=== Stated problem ===
Would you transcribe the whole listing exactly, minus its pictures?

--- BEGIN Given material ---

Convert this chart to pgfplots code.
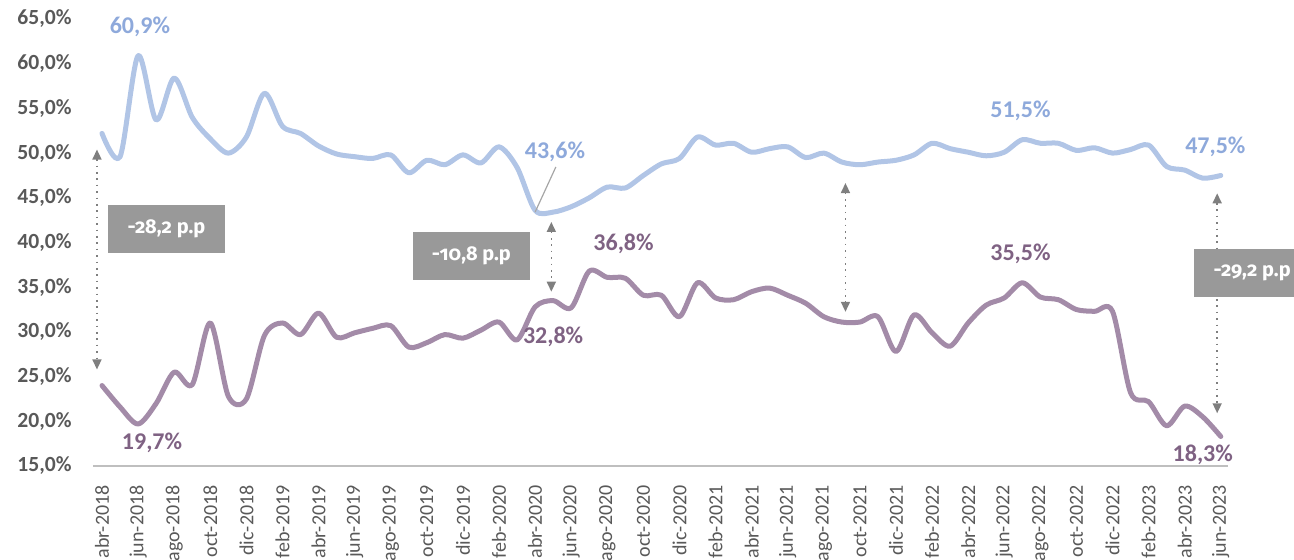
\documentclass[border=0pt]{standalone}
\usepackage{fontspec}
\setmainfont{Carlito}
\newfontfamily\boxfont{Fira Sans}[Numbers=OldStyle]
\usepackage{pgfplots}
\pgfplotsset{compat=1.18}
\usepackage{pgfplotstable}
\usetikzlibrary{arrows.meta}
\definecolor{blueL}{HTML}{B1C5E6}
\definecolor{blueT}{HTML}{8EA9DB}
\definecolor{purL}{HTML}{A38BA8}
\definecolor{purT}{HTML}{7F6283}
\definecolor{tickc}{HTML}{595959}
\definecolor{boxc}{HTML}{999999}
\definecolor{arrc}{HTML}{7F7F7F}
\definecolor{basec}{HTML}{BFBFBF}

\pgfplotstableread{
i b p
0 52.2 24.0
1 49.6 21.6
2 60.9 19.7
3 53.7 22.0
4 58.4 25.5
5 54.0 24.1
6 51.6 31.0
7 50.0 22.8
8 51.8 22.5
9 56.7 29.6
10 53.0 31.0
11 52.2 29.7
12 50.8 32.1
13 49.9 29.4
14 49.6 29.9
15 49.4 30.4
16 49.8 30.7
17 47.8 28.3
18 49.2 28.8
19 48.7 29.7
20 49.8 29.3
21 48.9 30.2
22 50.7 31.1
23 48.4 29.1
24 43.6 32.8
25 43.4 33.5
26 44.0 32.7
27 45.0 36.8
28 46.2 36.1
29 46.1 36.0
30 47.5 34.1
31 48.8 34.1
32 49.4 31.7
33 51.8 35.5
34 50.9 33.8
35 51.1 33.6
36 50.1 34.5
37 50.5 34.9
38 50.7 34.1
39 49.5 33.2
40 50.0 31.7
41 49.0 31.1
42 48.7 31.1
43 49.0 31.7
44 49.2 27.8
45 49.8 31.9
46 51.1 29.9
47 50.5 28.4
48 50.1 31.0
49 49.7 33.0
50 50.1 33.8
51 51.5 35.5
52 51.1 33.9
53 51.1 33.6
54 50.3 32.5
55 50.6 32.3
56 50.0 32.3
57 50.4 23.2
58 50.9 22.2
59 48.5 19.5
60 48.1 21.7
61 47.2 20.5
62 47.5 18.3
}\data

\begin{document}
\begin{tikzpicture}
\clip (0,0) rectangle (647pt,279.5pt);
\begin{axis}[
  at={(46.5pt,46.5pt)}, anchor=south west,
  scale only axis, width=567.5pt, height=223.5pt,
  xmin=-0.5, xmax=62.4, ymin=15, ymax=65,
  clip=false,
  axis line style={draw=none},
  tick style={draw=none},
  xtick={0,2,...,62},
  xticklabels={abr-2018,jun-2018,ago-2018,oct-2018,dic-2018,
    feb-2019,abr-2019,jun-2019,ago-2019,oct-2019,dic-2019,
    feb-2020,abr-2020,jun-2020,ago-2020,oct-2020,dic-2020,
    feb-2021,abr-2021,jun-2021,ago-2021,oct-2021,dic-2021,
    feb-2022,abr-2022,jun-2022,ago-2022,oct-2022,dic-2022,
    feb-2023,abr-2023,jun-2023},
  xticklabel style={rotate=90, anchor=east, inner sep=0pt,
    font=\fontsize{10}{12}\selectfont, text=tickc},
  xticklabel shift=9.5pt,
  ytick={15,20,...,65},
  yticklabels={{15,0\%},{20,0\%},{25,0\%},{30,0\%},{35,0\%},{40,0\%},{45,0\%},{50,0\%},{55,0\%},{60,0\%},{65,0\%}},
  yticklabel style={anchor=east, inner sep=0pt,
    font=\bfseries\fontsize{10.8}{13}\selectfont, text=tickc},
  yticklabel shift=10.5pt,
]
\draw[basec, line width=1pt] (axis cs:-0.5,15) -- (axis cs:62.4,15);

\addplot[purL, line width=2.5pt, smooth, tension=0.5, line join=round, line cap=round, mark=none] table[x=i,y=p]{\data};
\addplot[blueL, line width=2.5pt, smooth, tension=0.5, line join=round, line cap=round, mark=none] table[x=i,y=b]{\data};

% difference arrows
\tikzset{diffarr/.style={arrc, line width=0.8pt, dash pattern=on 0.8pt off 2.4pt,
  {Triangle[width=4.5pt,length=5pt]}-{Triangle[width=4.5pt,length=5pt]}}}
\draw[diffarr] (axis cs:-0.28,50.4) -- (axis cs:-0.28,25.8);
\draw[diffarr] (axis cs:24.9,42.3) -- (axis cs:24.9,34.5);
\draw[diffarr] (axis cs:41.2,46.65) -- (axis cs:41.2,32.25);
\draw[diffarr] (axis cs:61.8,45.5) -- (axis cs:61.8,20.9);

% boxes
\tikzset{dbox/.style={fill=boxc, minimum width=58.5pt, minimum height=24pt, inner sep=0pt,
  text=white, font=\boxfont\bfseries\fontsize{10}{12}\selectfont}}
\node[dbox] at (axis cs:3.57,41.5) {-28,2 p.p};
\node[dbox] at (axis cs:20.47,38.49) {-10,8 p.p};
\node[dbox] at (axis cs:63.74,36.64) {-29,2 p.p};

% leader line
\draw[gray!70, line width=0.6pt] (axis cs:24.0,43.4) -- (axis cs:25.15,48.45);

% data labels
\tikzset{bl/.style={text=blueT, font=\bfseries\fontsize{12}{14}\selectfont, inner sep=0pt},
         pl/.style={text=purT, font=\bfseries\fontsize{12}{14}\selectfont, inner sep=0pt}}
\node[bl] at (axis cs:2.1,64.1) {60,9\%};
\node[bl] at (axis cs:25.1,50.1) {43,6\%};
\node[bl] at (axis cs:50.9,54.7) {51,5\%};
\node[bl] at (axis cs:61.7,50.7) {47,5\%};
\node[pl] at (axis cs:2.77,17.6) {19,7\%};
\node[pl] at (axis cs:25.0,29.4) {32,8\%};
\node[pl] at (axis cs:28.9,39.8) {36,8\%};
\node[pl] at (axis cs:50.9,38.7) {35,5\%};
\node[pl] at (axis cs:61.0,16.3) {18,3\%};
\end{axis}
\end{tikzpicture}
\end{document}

--- END Given material ---

=== Completed task ===
Convert this chart to pgfplots code.
\documentclass[border=0pt]{standalone}
\usepackage{fontspec}
\setmainfont{Carlito}
\newfontfamily\boxfont{Fira Sans}[Numbers=OldStyle]
\usepackage{pgfplots}
\pgfplotsset{compat=1.18}
\usepackage{pgfplotstable}
\usetikzlibrary{arrows.meta}
\definecolor{blueL}{HTML}{B1C5E6}
\definecolor{blueT}{HTML}{8EA9DB}
\definecolor{purL}{HTML}{A38BA8}
\definecolor{purT}{HTML}{7F6283}
\definecolor{tickc}{HTML}{595959}
\definecolor{boxc}{HTML}{999999}
\definecolor{arrc}{HTML}{7F7F7F}
\definecolor{basec}{HTML}{BFBFBF}

\pgfplotstableread{
i b p
0 52.2 24.0
1 49.6 21.6
2 60.9 19.7
3 53.7 22.0
4 58.4 25.5
5 54.0 24.1
6 51.6 31.0
7 50.0 22.8
8 51.8 22.5
9 56.7 29.6
10 53.0 31.0
11 52.2 29.7
12 50.8 32.1
13 49.9 29.4
14 49.6 29.9
15 49.4 30.4
16 49.8 30.7
17 47.8 28.3
18 49.2 28.8
19 48.7 29.7
20 49.8 29.3
21 48.9 30.2
22 50.7 31.1
23 48.4 29.1
24 43.6 32.8
25 43.4 33.5
26 44.0 32.7
27 45.0 36.8
28 46.2 36.1
29 46.1 36.0
30 47.5 34.1
31 48.8 34.1
32 49.4 31.7
33 51.8 35.5
34 50.9 33.8
35 51.1 33.6
36 50.1 34.5
37 50.5 34.9
38 50.7 34.1
39 49.5 33.2
40 50.0 31.7
41 49.0 31.1
42 48.7 31.1
43 49.0 31.7
44 49.2 27.8
45 49.8 31.9
46 51.1 29.9
47 50.5 28.4
48 50.1 31.0
49 49.7 33.0
50 50.1 33.8
51 51.5 35.5
52 51.1 33.9
53 51.1 33.6
54 50.3 32.5
55 50.6 32.3
56 50.0 32.3
57 50.4 23.2
58 50.9 22.2
59 48.5 19.5
60 48.1 21.7
61 47.2 20.5
62 47.5 18.3
}\data

\begin{document}
\begin{tikzpicture}
\clip (0,0) rectangle (647pt,279.5pt);
\begin{axis}[
  at={(46.5pt,46.5pt)}, anchor=south west,
  scale only axis, width=567.5pt, height=223.5pt,
  xmin=-0.5, xmax=62.4, ymin=15, ymax=65,
  clip=false,
  axis line style={draw=none},
  tick style={draw=none},
  xtick={0,2,...,62},
  xticklabels={abr-2018,jun-2018,ago-2018,oct-2018,dic-2018,
    feb-2019,abr-2019,jun-2019,ago-2019,oct-2019,dic-2019,
    feb-2020,abr-2020,jun-2020,ago-2020,oct-2020,dic-2020,
    feb-2021,abr-2021,jun-2021,ago-2021,oct-2021,dic-2021,
    feb-2022,abr-2022,jun-2022,ago-2022,oct-2022,dic-2022,
    feb-2023,abr-2023,jun-2023},
  xticklabel style={rotate=90, anchor=east, inner sep=0pt,
    font=\fontsize{10}{12}\selectfont, text=tickc},
  xticklabel shift=9.5pt,
  ytick={15,20,...,65},
  yticklabels={{15,0\%},{20,0\%},{25,0\%},{30,0\%},{35,0\%},{40,0\%},{45,0\%},{50,0\%},{55,0\%},{60,0\%},{65,0\%}},
  yticklabel style={anchor=east, inner sep=0pt,
    font=\bfseries\fontsize{10.8}{13}\selectfont, text=tickc},
  yticklabel shift=10.5pt,
]
\draw[basec, line width=1pt] (axis cs:-0.5,15) -- (axis cs:62.4,15);

\addplot[purL, line width=2.5pt, smooth, tension=0.5, line join=round, line cap=round, mark=none] table[x=i,y=p]{\data};
\addplot[blueL, line width=2.5pt, smooth, tension=0.5, line join=round, line cap=round, mark=none] table[x=i,y=b]{\data};

% difference arrows
\tikzset{diffarr/.style={arrc, line width=0.8pt, dash pattern=on 0.8pt off 2.4pt,
  {Triangle[width=4.5pt,length=5pt]}-{Triangle[width=4.5pt,length=5pt]}}}
\draw[diffarr] (axis cs:-0.28,50.4) -- (axis cs:-0.28,25.8);
\draw[diffarr] (axis cs:24.9,42.3) -- (axis cs:24.9,34.5);
\draw[diffarr] (axis cs:41.2,46.65) -- (axis cs:41.2,32.25);
\draw[diffarr] (axis cs:61.8,45.5) -- (axis cs:61.8,20.9);

% boxes
\tikzset{dbox/.style={fill=boxc, minimum width=58.5pt, minimum height=24pt, inner sep=0pt,
  text=white, font=\boxfont\bfseries\fontsize{10}{12}\selectfont}}
\node[dbox] at (axis cs:3.57,41.5) {-28,2 p.p};
\node[dbox] at (axis cs:20.47,38.49) {-10,8 p.p};
\node[dbox] at (axis cs:63.74,36.64) {-29,2 p.p};

% leader line
\draw[gray!70, line width=0.6pt] (axis cs:24.0,43.4) -- (axis cs:25.15,48.45);

% data labels
\tikzset{bl/.style={text=blueT, font=\bfseries\fontsize{12}{14}\selectfont, inner sep=0pt},
         pl/.style={text=purT, font=\bfseries\fontsize{12}{14}\selectfont, inner sep=0pt}}
\node[bl] at (axis cs:2.1,64.1) {60,9\%};
\node[bl] at (axis cs:25.1,50.1) {43,6\%};
\node[bl] at (axis cs:50.9,54.7) {51,5\%};
\node[bl] at (axis cs:61.7,50.7) {47,5\%};
\node[pl] at (axis cs:2.77,17.6) {19,7\%};
\node[pl] at (axis cs:25.0,29.4) {32,8\%};
\node[pl] at (axis cs:28.9,39.8) {36,8\%};
\node[pl] at (axis cs:50.9,38.7) {35,5\%};
\node[pl] at (axis cs:61.0,16.3) {18,3\%};
\end{axis}
\end{tikzpicture}
\end{document}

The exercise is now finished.